In my quest to make accurate load generators in java i came up with something that could be useful. The idea is very simple to implement and I hope you can all provide your valuable feedback as you always do.
The issues one has to deal with in implementing an accurate load generator can be summed in this thread
Normally if you want to benchmark a piece of code you would make the call in a bracketed fashion like this
long testStartTime = System.nanoTime();
long testTime = System.nanoTime() - testStartTime;
Now imagine if you could remove those pesky nanoTime calls altogether and still provide accurate timing ? Here is how i think i would do it.
The thread performing the loop (We will call it THREAD-A) starts and does nothing else but:
1) wait (in a spin) for a shared long *volatile* variable ( between THREAD-A and THREAD-B) to be incremented. We call this the SEQ variable.
2) perform the doTheUberThingYouAreMeasuring();
3) go to 1)
Before entering the timed loop THREAD-A starts a background thread (That we will call THREAD-B). This timing thread does nothing else but :
1) sleep for a constant amount of time (that we call TIME-X) using parkNano .
2) increment the SEQ variable that is shared with the thread performing the loop (THREAD-A).
3) go to 1)
The obvious assumption here is that THREAD-A would perform the tested operation in a time lesser (or equal) to the expected TIME-X. IN a way both thread would sync and we would know that the operation we are trying to perform is *ALWAYS* lesser than TIME-X. No need to make percentiles. If that is the case then we are done. However we know this is not going to happen *ALL THE TIME*
So, the Solution then is for THREAD-A to record how far THREAD-B has gone ahead of itself by keeping track of the last position ( or sequence) that THREAD-B was located, Thread-A can determine that it is behind THREAD-B store the difference in an array , reset its current SEQ to that of THREAD-A and then continue like nothing happened. This array would contain the number of times THREAD-B was behind THREAD-A and by how much. From this array we can plot something like HdrHistogram for corrected or non corrected coordinated omission.
However, like Gil puts it "When a pause occurs outside of the tracked operation (and outside of the tracked
time window) no long latency value would be recorded, even though any requested
operation would be stalled by the pause". We can remedy this by making one System.nanoTime() right after THREAD-B wakes up from its sleep and record that in an array. By looking at this array (after the test) we can determine if a long pause happened during the test.

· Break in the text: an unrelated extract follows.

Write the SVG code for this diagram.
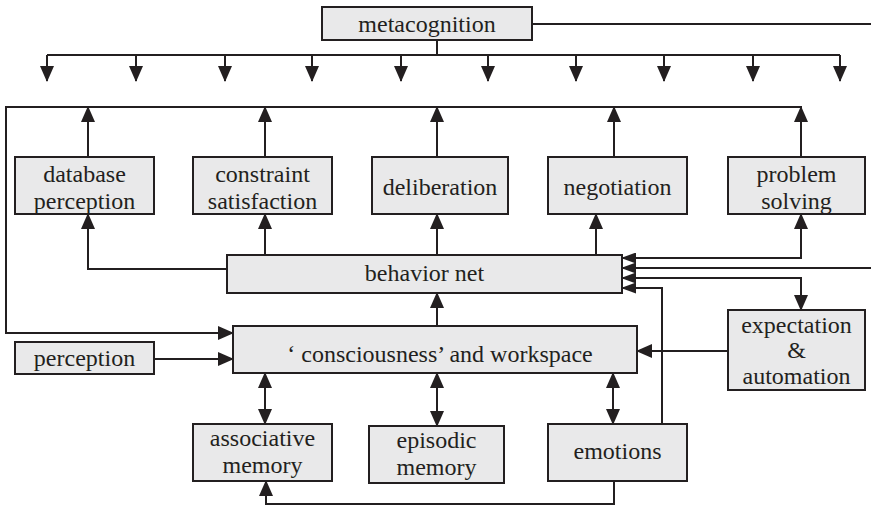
<svg xmlns="http://www.w3.org/2000/svg" width="871" height="507" viewBox="0 0 871 507" font-family="Liberation Serif, Times New Roman, serif">
<defs>
<style>
.box{fill:#e9e9ea;stroke:#231f20;stroke-width:2}
.t{font-family:'Liberation Serif','Times New Roman',serif;font-size:24px;fill:#231f20;text-anchor:middle}
.c{fill:none;stroke:#231f20;stroke-width:2}
.a{marker-end:url(#ah)}
.b{marker-start:url(#ah);marker-end:url(#ah)}
.s{marker-end:url(#sh)}
</style>
<marker id="ah" markerUnits="userSpaceOnUse" markerWidth="16" markerHeight="14" refX="15" refY="7" orient="auto-start-reverse" viewBox="0 0 16 14">
<path d="M0,0 L16,7 L0,14 z" fill="#231f20"/>
</marker>
<marker id="sh" markerUnits="userSpaceOnUse" markerWidth="15" markerHeight="11" refX="14" refY="5.5" orient="auto-start-reverse" viewBox="0 0 15 11">
<path d="M0,0 L15,5.5 L0,11 z" fill="#231f20"/>
</marker>
</defs>
<rect width="871" height="507" fill="#ffffff"/>
<g id="connectors">
<path class="c" d="M532,24 H871"/>
<path class="c" d="M437,40 V55"/>
<path class="c" d="M47,55 H840"/>
<path class="c a" d="M47,55 V81"/>
<path class="c a" d="M136,55 V81"/>
<path class="c a" d="M225,55 V81"/>
<path class="c a" d="M312,55 V81"/>
<path class="c a" d="M401,55 V81"/>
<path class="c a" d="M488,55 V81"/>
<path class="c a" d="M576,55 V81"/>
<path class="c a" d="M664,55 V81"/>
<path class="c a" d="M753,55 V81"/>
<path class="c a" d="M840,55 V81"/>
<path class="c a" d="M802,107 H6 V333 H233"/>
<path class="c a" d="M88,157 V107"/>
<path class="c a" d="M265,157 V107"/>
<path class="c a" d="M437,157 V107"/>
<path class="c a" d="M614,157 V107"/>
<path class="c a" d="M801,157 V107"/>
<path class="c a" d="M227,269 H88 V214"/>
<path class="c a" d="M265,255 V214"/>
<path class="c a" d="M437,255 V214"/>
<path class="c a" d="M596,255 V214"/>
<path class="c" d="M622,258 H801 V214" marker-end="url(#ah)" marker-start="url(#sh)"/>
<path class="c s" d="M871,268 H622"/>
<path class="c" d="M622,278 H801 V310" marker-end="url(#ah)" marker-start="url(#sh)"/>
<path class="c s" d="M662,424 V288 H622"/>
<path class="c a" d="M437,326 V293"/>
<path class="c a" d="M728,351 H637"/>
<path class="c a" d="M154,359 H233"/>
<path class="c b" d="M265,373 V424"/>
<path class="c b" d="M437,373 V426"/>
<path class="c b" d="M613,373 V424"/>
<path class="c a" d="M614,481 V504 H266 V481"/>
</g>
<g id="metacognition"><rect class="box" x="322" y="7" width="210" height="33"/><text class="t" x="427" y="32">metacognition</text></g>
<g id="database-perception"><rect class="box" x="15" y="157" width="139" height="57"/><text class="t" x="84.5" y="182">database</text><text class="t" x="84.5" y="209">perception</text></g>
<g id="constraint-satisfaction"><rect class="box" x="193" y="157" width="139" height="57"/><text class="t" x="262.5" y="182">constraint</text><text class="t" x="262.5" y="209">satisfaction</text></g>
<g id="deliberation"><rect class="box" x="372" y="157" width="136" height="57"/><text class="t" x="440" y="195">deliberation</text></g>
<g id="negotiation"><rect class="box" x="548" y="157" width="139" height="57"/><text class="t" x="617.5" y="195">negotiation</text></g>
<g id="problem-solving"><rect class="box" x="728" y="157" width="137" height="57"/><text class="t" x="796.5" y="182">problem</text><text class="t" x="796.5" y="209">solving</text></g>
<g id="behavior-net"><rect class="box" x="227" y="255" width="395" height="38"/><text class="t" x="424.5" y="281">behavior net</text></g>
<g id="consciousness"><rect class="box" x="233" y="326" width="404" height="47"/><text class="t" x="440" y="362">‘ consciousness’ and workspace</text></g>
<g id="perception"><rect class="box" x="15" y="342" width="139" height="32"/><text class="t" x="84.5" y="366">perception</text></g>
<g id="expectation-automation"><rect class="box" x="728" y="310" width="137" height="80"/><text class="t" x="796.5" y="333">expectation</text><text class="t" x="796.5" y="358">&amp;</text><text class="t" x="796.5" y="384">automation</text></g>
<g id="associative-memory"><rect class="box" x="193" y="424" width="139" height="57"/><text class="t" x="262.5" y="446">associative</text><text class="t" x="262.5" y="473">memory</text></g>
<g id="episodic-memory"><rect class="box" x="369" y="426" width="135" height="57"/><text class="t" x="436.5" y="448">episodic</text><text class="t" x="436.5" y="475">memory</text></g>
<g id="emotions"><rect class="box" x="548" y="424" width="139" height="57"/><text class="t" x="617.5" y="459">emotions</text></g>
</svg>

Even with calling System.nanotime once we are still guaranteed that the tested operation ( the SUT) will never be called faster than its expected latency. Which practically means that
1) We are still calling the SUT in fixed rate fashion
2) We are still not suffering from coordinated omission
Moreover, The thread taking the time stamps (THREAD-B) does not have to be in java even ! It can be written in c/c++ to provide (more) accurate timing if needed. If you want you can even start with a very long latency and start doing a binary search until the perfect latency per percentile is achieved. All one has to do is play with the the TIME-X variable
 The lock free spin time is considered as white noise !